* GOAL OF THE EXERCISE
Set down word for word the lines running from the line with "Convert this chart to seaborn" to the line with "from matplotlib.patches import Rectangle", ends included. Skip every picture.

--- START OF ENTRIES SHOWN ---

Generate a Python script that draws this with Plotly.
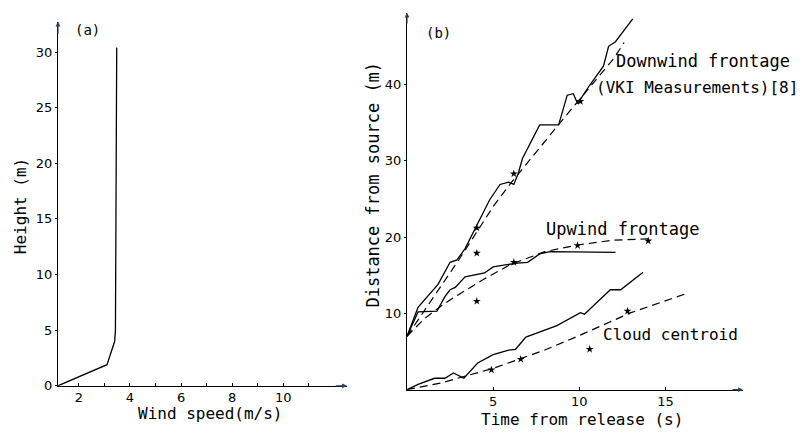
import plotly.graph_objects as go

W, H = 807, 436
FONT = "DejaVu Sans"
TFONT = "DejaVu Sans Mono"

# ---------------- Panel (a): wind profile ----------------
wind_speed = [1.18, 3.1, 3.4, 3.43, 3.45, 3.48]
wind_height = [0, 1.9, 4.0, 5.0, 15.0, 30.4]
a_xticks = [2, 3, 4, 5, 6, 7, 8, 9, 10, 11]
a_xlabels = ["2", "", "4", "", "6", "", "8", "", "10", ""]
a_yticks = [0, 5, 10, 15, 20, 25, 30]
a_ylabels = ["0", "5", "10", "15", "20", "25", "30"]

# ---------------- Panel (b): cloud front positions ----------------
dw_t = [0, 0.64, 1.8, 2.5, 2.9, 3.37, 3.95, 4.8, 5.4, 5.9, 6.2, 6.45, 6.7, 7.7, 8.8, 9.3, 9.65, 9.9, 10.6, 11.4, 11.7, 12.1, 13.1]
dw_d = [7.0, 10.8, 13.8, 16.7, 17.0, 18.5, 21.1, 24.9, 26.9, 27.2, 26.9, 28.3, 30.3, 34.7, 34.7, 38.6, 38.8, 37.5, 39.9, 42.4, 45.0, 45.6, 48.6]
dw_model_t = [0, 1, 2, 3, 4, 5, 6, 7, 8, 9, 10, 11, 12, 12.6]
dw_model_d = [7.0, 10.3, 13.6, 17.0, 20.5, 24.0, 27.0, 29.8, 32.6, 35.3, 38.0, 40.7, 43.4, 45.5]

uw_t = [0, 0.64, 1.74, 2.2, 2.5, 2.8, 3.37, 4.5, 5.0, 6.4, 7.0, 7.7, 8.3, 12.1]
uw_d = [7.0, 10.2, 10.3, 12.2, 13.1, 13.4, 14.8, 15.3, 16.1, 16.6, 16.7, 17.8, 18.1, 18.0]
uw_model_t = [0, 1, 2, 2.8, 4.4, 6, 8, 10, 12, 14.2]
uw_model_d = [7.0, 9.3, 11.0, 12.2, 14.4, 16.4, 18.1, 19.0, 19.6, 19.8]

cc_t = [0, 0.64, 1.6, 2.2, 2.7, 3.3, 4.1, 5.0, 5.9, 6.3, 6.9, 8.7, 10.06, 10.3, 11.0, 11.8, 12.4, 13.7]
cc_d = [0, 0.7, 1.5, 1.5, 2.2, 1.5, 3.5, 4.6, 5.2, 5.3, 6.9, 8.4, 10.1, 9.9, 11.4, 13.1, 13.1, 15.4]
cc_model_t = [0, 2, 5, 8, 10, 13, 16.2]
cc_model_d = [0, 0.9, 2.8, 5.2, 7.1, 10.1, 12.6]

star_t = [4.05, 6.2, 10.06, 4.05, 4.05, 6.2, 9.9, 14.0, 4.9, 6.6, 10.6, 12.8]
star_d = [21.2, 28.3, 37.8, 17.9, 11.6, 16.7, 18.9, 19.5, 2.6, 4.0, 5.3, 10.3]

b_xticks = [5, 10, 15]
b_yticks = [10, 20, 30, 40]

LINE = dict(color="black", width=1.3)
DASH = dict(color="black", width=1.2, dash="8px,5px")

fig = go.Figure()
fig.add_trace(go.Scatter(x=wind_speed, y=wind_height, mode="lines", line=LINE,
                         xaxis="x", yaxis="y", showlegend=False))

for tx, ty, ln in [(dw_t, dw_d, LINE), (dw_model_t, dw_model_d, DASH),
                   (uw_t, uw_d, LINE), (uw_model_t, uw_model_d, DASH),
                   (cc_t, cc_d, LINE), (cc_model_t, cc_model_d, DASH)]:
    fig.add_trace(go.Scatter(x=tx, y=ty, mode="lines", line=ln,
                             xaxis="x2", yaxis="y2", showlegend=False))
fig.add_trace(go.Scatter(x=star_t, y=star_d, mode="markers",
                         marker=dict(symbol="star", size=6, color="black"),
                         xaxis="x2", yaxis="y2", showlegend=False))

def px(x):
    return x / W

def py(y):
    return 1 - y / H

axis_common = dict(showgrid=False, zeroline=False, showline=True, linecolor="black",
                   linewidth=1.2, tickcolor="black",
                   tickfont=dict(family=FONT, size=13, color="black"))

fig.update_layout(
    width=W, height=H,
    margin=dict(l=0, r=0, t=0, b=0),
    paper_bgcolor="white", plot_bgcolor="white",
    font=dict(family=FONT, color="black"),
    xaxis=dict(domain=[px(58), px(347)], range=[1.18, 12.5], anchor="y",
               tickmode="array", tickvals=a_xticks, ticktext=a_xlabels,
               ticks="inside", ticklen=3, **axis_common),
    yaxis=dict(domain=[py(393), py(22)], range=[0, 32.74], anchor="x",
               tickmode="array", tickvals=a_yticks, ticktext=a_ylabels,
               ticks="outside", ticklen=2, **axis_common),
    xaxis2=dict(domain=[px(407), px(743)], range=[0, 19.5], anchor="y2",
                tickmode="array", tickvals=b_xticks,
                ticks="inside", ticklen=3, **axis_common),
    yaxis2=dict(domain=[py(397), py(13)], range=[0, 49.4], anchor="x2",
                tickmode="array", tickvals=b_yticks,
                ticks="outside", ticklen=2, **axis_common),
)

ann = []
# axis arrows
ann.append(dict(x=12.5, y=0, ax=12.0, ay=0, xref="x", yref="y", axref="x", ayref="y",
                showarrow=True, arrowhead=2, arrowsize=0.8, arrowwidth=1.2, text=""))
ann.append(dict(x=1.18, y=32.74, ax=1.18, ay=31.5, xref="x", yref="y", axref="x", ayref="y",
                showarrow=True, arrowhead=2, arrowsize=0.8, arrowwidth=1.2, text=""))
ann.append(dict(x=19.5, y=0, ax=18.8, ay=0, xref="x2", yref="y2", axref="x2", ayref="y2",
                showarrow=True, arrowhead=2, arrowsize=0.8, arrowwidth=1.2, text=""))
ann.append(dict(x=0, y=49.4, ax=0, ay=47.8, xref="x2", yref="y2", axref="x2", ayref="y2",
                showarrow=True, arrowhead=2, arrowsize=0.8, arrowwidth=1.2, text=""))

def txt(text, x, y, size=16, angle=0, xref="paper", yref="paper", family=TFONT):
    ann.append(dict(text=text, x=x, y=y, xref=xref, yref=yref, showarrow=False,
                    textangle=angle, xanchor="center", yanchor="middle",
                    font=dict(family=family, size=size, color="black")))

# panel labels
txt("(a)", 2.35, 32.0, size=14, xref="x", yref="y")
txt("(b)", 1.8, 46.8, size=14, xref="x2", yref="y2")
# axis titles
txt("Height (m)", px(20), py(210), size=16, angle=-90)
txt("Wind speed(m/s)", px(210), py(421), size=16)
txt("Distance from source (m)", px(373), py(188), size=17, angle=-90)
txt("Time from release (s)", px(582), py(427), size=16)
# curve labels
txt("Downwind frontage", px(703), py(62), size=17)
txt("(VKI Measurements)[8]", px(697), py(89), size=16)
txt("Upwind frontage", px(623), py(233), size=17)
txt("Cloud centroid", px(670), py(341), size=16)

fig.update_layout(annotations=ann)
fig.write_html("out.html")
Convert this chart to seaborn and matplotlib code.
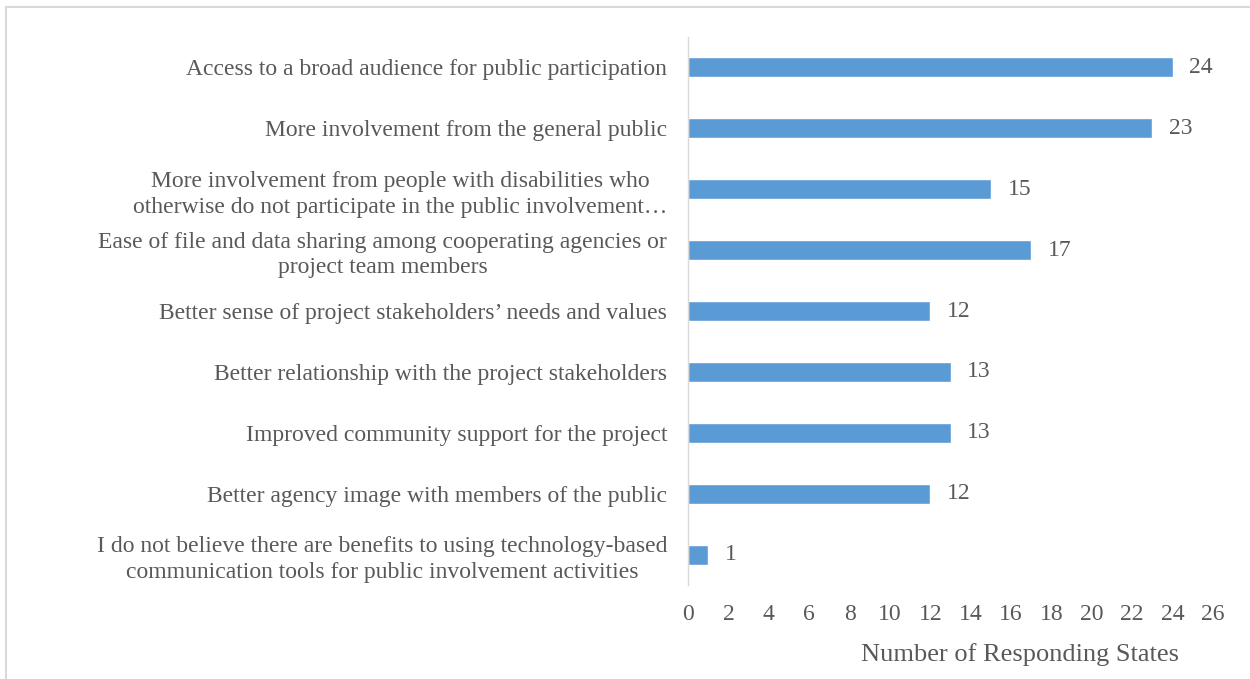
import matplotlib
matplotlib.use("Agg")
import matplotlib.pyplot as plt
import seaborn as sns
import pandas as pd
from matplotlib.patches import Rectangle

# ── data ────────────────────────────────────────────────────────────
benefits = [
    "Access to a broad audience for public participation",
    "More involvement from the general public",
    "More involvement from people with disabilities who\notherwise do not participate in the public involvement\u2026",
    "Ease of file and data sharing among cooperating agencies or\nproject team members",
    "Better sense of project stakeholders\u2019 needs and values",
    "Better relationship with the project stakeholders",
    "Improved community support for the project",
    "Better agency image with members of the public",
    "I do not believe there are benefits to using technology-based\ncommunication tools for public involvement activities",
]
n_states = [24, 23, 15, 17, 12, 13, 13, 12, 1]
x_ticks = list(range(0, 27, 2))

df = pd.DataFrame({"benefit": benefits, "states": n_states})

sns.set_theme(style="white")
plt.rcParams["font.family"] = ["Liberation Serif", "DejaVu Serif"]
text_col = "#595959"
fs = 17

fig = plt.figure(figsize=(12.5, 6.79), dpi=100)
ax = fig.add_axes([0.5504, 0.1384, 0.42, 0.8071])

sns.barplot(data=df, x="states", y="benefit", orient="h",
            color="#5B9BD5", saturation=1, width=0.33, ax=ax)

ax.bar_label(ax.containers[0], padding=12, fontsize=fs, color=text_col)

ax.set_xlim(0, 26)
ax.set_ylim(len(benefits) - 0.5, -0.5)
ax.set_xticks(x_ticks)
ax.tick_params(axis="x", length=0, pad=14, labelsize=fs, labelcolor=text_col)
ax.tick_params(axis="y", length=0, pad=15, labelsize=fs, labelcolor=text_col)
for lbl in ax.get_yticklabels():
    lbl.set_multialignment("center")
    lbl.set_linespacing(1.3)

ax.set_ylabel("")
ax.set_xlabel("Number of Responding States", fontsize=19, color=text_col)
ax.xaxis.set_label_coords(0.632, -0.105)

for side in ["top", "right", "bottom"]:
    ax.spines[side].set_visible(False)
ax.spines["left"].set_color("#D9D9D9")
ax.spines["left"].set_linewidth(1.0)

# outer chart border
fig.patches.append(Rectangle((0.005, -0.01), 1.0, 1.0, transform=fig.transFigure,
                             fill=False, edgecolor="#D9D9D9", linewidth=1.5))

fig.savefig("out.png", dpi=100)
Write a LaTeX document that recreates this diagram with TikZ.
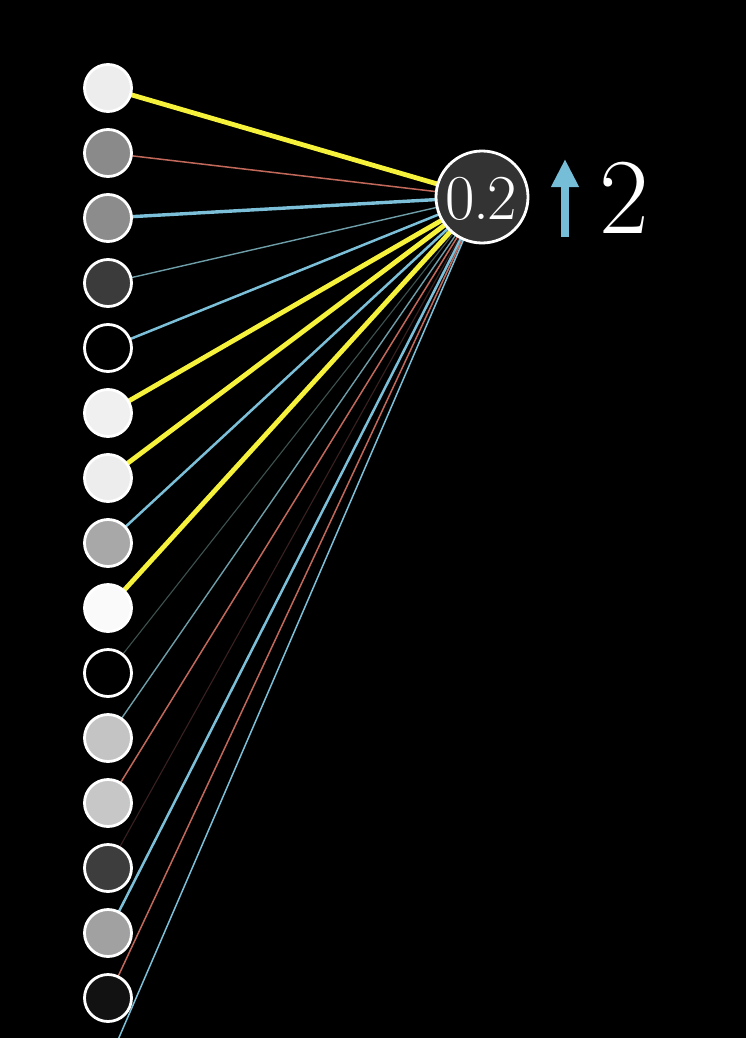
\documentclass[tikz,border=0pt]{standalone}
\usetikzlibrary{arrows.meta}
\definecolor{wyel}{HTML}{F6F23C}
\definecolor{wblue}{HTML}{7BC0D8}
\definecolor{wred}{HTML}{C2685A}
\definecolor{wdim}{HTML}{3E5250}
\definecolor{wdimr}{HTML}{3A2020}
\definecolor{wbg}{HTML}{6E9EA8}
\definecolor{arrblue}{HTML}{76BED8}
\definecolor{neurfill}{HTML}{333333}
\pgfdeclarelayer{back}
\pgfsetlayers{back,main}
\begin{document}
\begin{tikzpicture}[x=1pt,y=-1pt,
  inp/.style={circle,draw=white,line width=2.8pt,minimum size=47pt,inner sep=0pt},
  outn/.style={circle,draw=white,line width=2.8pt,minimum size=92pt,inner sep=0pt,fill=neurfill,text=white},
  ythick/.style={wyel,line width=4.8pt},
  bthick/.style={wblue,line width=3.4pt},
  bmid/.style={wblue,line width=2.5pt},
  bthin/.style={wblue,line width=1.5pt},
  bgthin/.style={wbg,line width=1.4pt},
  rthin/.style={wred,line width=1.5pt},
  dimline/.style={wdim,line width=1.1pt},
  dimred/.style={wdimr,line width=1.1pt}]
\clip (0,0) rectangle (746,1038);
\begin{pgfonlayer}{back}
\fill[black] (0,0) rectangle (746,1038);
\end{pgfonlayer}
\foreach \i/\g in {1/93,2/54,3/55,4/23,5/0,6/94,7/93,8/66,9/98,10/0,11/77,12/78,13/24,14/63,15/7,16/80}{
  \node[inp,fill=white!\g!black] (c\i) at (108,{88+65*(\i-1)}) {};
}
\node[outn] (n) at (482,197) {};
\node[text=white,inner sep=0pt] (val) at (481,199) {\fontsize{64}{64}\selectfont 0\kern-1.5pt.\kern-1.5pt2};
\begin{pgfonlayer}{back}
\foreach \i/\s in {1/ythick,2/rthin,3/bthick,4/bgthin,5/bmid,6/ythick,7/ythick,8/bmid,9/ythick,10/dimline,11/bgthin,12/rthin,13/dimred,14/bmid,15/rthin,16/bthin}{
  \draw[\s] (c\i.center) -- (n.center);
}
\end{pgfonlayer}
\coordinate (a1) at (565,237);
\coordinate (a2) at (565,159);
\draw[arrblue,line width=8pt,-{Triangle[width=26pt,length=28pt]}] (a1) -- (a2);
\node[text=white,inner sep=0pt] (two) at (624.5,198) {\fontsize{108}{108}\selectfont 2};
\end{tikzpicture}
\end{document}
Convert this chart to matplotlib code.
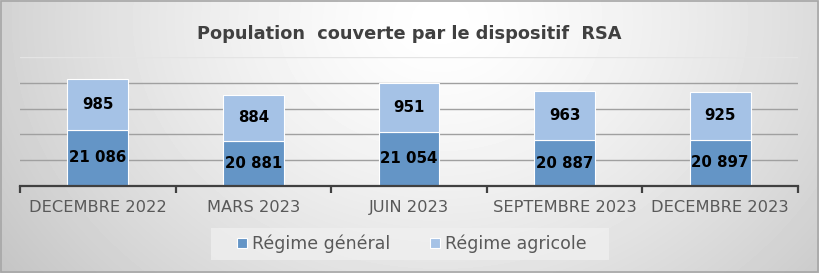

--- END OF ENTRIES SHOWN ---

* RESPONSE
Convert this chart to seaborn and matplotlib code.
import matplotlib
matplotlib.use("Agg")
import matplotlib.pyplot as plt
import seaborn as sns
import pandas as pd
from matplotlib.patches import Rectangle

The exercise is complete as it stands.